Saturday, June 16, 2007
Posted by Jeff Lipshaw
I picked up Impossibility: The Limits of Science and the Science of Limits by Professor John D. Barrow (Cambridge University - Mathematics) this morning, and was struck dumb (quite an accomplishment, by the way) when I read the epigraph to the last chapter: "Everything is deemed possible except that which is impossible in the nature of things." Sounds like the usual metaphysical hokum, except that it is Section 1597 of the California Civil Code, defining impossibility for the purposes of contract law.
The statute was enacted in 1872. This bears some attention, but in the meantime, I pause to contemplate a contracts lawsuit in which Kant and Hume are called as opposing expert witnesses on what is impossible in the nature of things.
UPDATE: Just to demonstrate how seriously the academic community takes this issue, California Civil Code Section 1597 turns up exactly three hits in "law journals" in Westlaw, one of which is the Emory Law Journal on "The Jurisprudence of Yogi Berra" to which some of you may have contributed.

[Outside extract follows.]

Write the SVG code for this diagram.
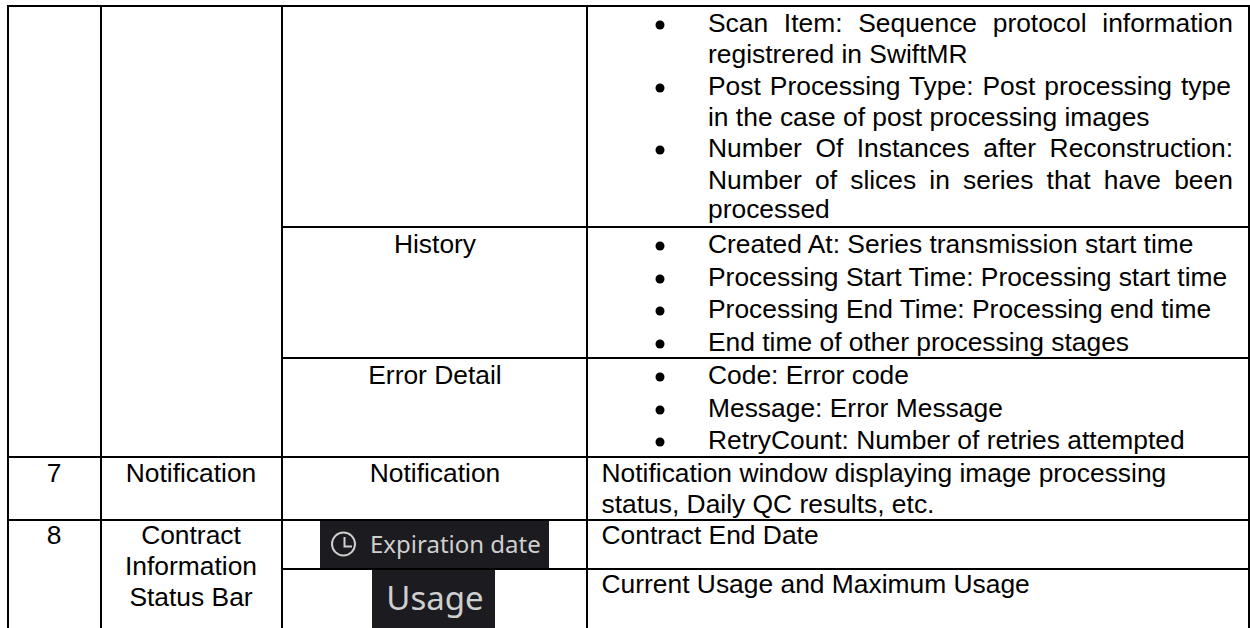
<svg xmlns="http://www.w3.org/2000/svg" width="1250" height="628" viewBox="0 0 1250 628">
<style>
text{font-family:"Liberation Sans",Arial,sans-serif;font-size:26.4px;fill:#000}
.c{text-anchor:middle}
.g{stroke:#000;stroke-width:2;fill:none}
.b{fill:#000}
.d{fill:#1b1b20}
.u{font-family:"Noto Sans","Open Sans",sans-serif;fill:#cfcfcf}
</style>
<rect width="1250" height="628" fill="#fff"/>
<g id="badges">
<rect class="d" x="320" y="519" width="229" height="50"/>
<circle cx="343.5" cy="544" r="11.5" fill="none" stroke="#cfcfcf" stroke-width="2"/>
<path d="M344.5 537V546.500H352" fill="none" stroke="#cfcfcf" stroke-width="2"/>
<text class="u" x="370" y="553" style="font-size:24px">Expiration date</text>
<rect class="d" x="372" y="569" width="123" height="59"/>
<text class="u c" x="435" y="610" style="font-size:33px">Usage</text>
</g>
<g id="grid" class="g">
<path d="M7 6H1250M282 227H1249M282 358H1249M8 457H1249M8 520H1249M282 569H1249"/>
<path d="M8 6V628M101 6V628M282 6V628M587 6V628M1249 6V628"/>
</g>
<g id="col1">
<text class="c" x="54" y="482">7</text>
<text class="c" x="54" y="544">8</text>
</g>
<g id="col2">
<text class="c" x="191" y="482">Notification</text>
<text class="c" x="191" y="544">Contract</text>
<text class="c" x="191" y="575">Information</text>
<text class="c" x="191" y="606">Status Bar</text>
</g>
<g id="col3">
<text class="c" x="435" y="253">History</text>
<text class="c" x="435" y="384">Error Detail</text>
<text class="c" x="435" y="482">Notification</text>
</g>
<g id="col4">
<circle class="b" cx="660" cy="25" r="4.500"/><circle class="b" cx="660" cy="88" r="4.500"/><circle class="b" cx="660" cy="150" r="4.500"/>
<circle class="b" cx="660" cy="246" r="4.500"/><circle class="b" cx="660" cy="279" r="4.500"/><circle class="b" cx="660" cy="311" r="4.500"/><circle class="b" cx="660" cy="344" r="4.500"/>
<circle class="b" cx="660" cy="377" r="4.500"/><circle class="b" cx="660" cy="410" r="4.500"/><circle class="b" cx="660" cy="442" r="4.500"/>
<text x="708" y="32" style="word-spacing:8.35px">Scan Item: Sequence protocol information</text>
<text x="708" y="63">registrered in SwiftMR</text>
<text x="708" y="95" style="word-spacing:1.7px">Post Processing Type: Post processing type</text>
<text x="708" y="126">in the case of post processing images</text>
<text x="708" y="157" style="word-spacing:6.2px">Number Of Instances after Reconstruction:</text>
<text x="708" y="189" style="word-spacing:5.83px">Number of slices in series that have been</text>
<text x="708" y="218">processed</text>
<text x="708" y="253">Created At: Series transmission start time</text>
<text x="708" y="286">Processing Start Time: Processing start time</text>
<text x="708" y="318">Processing End Time: Processing end time</text>
<text x="708" y="351">End time of other processing stages</text>
<text x="708" y="384">Code: Error code</text>
<text x="708" y="417">Message: Error Message</text>
<text x="708" y="449">RetryCount: Number of retries attempted</text>
<text x="601.500" y="482">Notification window displaying image processing</text>
<text x="601.500" y="513">status, Daily QC results, etc.</text>
<text x="601.500" y="544">Contract End Date</text>
<text x="601.500" y="593">Current Usage and Maximum Usage</text>
</g>
</svg>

I have now learned that the California Civil Code is full of ontological lessons like "the greater contains the less;" "a thing continues to exist as long as is usual with things of that nature;" "things happen according to the ordinary course of nature and the ordinary habits of life;" and "that which does not appear to exist is to be regarded as if it did not exist." The practice community does not seem to be any more enamored with the statute: I found it cited only three times, and never once did a court plumb the depths of the subject with which the legislators in 1872 have titillated us.